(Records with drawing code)

====================

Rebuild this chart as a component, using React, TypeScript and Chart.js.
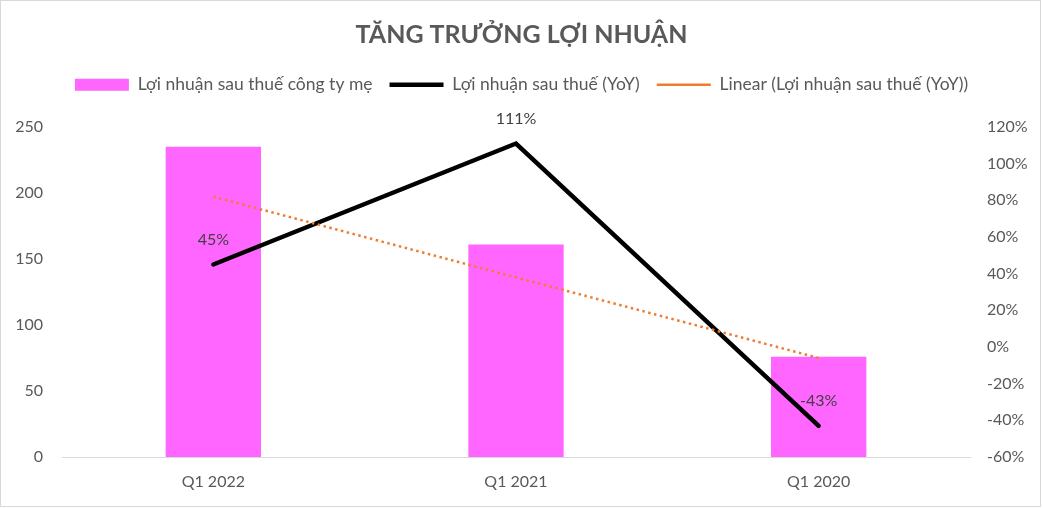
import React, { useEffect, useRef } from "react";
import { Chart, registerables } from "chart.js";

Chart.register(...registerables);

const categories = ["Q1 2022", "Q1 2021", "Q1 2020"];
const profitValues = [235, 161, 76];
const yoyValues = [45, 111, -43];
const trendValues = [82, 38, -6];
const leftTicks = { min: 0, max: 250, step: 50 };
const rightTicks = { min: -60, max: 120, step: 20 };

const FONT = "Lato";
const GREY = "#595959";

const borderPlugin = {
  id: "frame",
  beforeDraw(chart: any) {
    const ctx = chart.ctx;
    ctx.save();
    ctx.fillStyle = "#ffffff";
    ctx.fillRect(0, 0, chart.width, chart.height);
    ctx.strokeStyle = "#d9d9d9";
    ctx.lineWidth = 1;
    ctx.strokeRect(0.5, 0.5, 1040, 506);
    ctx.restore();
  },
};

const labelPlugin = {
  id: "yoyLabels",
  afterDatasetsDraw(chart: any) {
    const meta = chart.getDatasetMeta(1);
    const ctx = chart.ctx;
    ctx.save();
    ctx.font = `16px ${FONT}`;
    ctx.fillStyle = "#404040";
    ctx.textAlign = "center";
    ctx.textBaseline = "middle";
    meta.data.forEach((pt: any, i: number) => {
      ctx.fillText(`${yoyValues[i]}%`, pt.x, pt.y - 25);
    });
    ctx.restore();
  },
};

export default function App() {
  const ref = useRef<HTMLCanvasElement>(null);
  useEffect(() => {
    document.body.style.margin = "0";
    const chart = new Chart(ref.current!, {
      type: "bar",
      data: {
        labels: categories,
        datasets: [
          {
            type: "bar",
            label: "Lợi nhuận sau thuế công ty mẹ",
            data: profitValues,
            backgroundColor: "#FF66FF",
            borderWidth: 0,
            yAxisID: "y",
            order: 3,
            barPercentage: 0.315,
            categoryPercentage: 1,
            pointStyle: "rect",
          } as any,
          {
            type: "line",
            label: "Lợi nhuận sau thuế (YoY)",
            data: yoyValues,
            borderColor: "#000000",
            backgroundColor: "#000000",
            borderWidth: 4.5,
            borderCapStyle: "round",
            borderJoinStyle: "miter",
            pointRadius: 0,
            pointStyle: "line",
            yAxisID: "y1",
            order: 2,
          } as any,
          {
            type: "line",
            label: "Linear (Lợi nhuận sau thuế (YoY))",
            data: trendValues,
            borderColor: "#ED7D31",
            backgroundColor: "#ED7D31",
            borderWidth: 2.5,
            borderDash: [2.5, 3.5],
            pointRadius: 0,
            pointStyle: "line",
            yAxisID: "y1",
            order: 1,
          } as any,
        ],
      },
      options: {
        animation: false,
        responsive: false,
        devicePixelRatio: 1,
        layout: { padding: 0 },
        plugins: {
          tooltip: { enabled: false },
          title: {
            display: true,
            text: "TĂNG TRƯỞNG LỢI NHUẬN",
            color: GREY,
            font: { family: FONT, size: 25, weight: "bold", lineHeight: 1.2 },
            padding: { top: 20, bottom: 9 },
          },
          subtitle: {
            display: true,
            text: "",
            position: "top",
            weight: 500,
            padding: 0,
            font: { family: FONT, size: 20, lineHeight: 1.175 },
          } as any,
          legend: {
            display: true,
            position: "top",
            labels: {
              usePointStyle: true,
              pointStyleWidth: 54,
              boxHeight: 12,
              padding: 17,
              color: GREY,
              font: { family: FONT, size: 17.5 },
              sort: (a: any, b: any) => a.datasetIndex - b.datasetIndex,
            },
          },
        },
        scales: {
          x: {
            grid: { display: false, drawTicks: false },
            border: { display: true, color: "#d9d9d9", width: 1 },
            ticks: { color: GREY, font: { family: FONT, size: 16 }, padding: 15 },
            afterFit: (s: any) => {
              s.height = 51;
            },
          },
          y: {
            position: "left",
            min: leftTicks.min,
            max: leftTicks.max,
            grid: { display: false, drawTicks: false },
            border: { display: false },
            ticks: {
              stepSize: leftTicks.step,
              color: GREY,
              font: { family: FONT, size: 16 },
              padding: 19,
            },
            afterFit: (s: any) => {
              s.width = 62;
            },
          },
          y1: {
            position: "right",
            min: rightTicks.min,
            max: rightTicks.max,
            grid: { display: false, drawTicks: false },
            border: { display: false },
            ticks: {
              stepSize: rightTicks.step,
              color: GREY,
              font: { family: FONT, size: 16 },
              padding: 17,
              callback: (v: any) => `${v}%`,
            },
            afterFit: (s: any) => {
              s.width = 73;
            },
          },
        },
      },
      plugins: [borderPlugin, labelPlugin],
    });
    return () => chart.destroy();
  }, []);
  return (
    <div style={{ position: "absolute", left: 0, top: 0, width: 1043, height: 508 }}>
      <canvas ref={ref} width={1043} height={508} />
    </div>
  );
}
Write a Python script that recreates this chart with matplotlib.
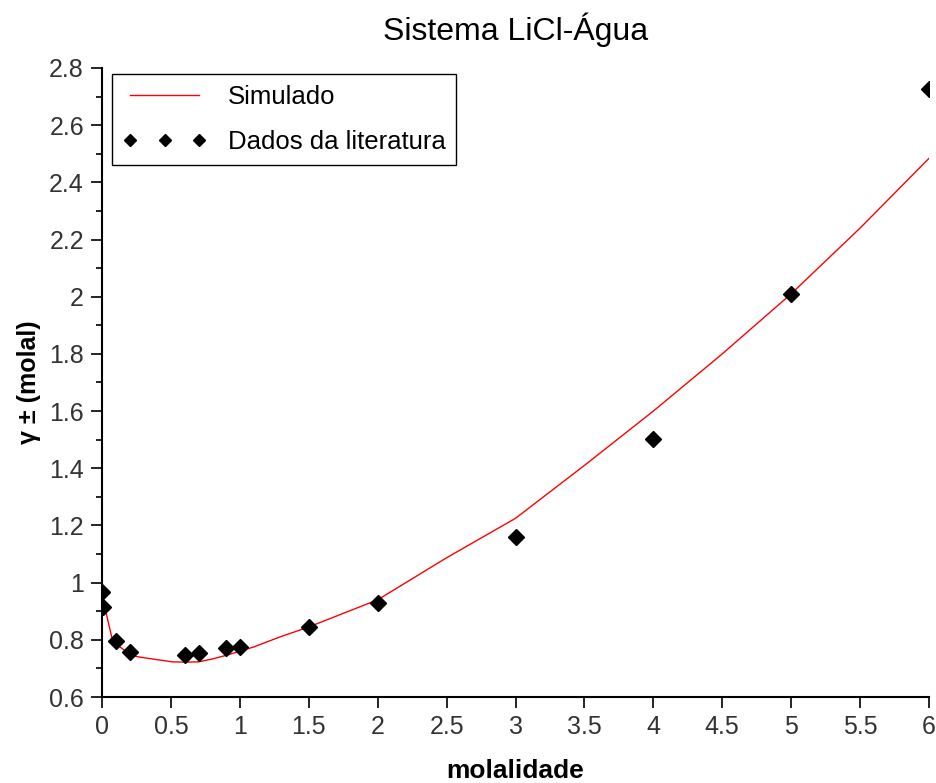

====================

Directive
Pick out each line containing "React" and report it.

Answer below
Rebuild this chart as a component, using React, TypeScript and Chart.js.
import React, { useEffect, useRef } from "react";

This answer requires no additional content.